Exchange rate, interest rate and commodity price trends
EXCHANGE RATE TRENDS
The global economy lost a little of its momentum in 2015. Falling energy and commodity prices, uncertainty about the change in the Chinese growth model and the declining confidence in the economic stability of emerging markets resulted in further weakening of the currencies of those countries. The euro stabilized at a low level against the US dollar, the Chinese renminbi and sterling in the course of the year. Despite appreciating temporarily, the Russian ruble remained weak, losing substantial ground again in the second half of the year. For 2016, we are forecasting that the euro will gain some strength against the US dollar, Chinese renminbi, sterling and other key currencies.
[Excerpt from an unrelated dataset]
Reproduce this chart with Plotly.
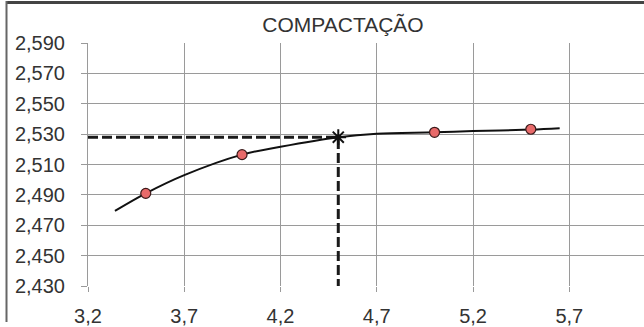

The expectation is that the Russian ruble will remain weak. We currently assume that these trends will continue in the period 2017 to 2020. There is still a general event risk – defined as the risk arising from unforeseen market developments.
INTEREST RATE TRENDS
Interest rates remained extremely low in fiscal year 2015 due to the continuation of expansionary monetary policy and the challenging overall economic environment. In the major Western industrialized nations, key interest rates persisted at a historic low level. While it became apparent in the USA and the UK that the extremely loose monetary policy was gradually drawing to an end, the European Central Bank continued to pursue this course. In light of further expansionary monetary policy measures in the eurozone, we therefore consider it unlikely that interest rates will rise significantly in 2016. In the USA and the UK, however, we can expect to see a moderate increase in interest rates. For the period 2017 to 2020, we anticipate a gradual rise in interest rates.
COMMODITY PRICE TRENDS
Many commodity prices decreased further in 2015. This was principally due to increasing excess supply in the global markets, but also to weaker economic growth in China and the strong US dollar. Assuming somewhat stronger growth in the global economy, we expect prices of most exchange-traded raw materials in 2016 to fluctuate around the current level. Provided there is a further recovery, we believe that commodity prices will rise in the period 2017 to 2020.